Enfin il témoigne : « Du temps de Philippe Saurel, je me souviens avoir assisté, pour m’informer, à une réunion publique de quartier qui présentait tout le projet du Grand Saint-Roch. Sur les dessins d’architecte rutilants projetés à l’écran, cet arbre figurait bel et bien. Mieux : les nouveaux immeubles projetés dessinaient autour de lui une rotonde semi-circulaire, pour former une placette d’entrée magistrale dans le quartier. Rien de tout ça n’a été respecté. Regardez, pas un banc, pas une fontaine, pas de fleurissement, même pas de plaque de rue, dans cet urbanisme de gros promoteurs immobiliers privés, que tout de même les élus viennent inaugurer. Dans le coin, la présence de l’autorité publique se borne à venir harceler les SDF ».

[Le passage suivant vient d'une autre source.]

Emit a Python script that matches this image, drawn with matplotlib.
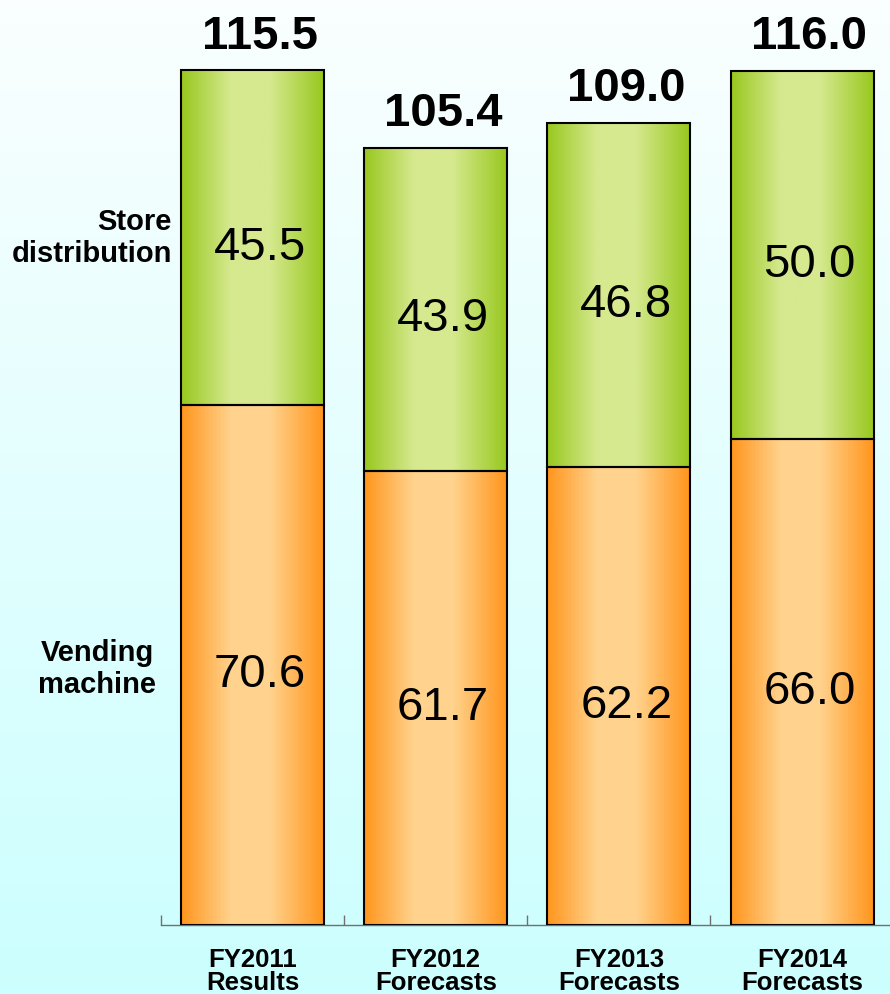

Et de conclure : « Pour la jolie placette, on a été pris pour des gogos. Et pour supprimer l’arbre, ça se fait dans le mépris ». Rappelons que récemment, Michaël Delafosse s’est cru autorisé à traiter, en public, de « connards », ses concitoyens qui osent se plaindre de l’overdose de travaux. Une étrange atmosphère règne sur Montpellier.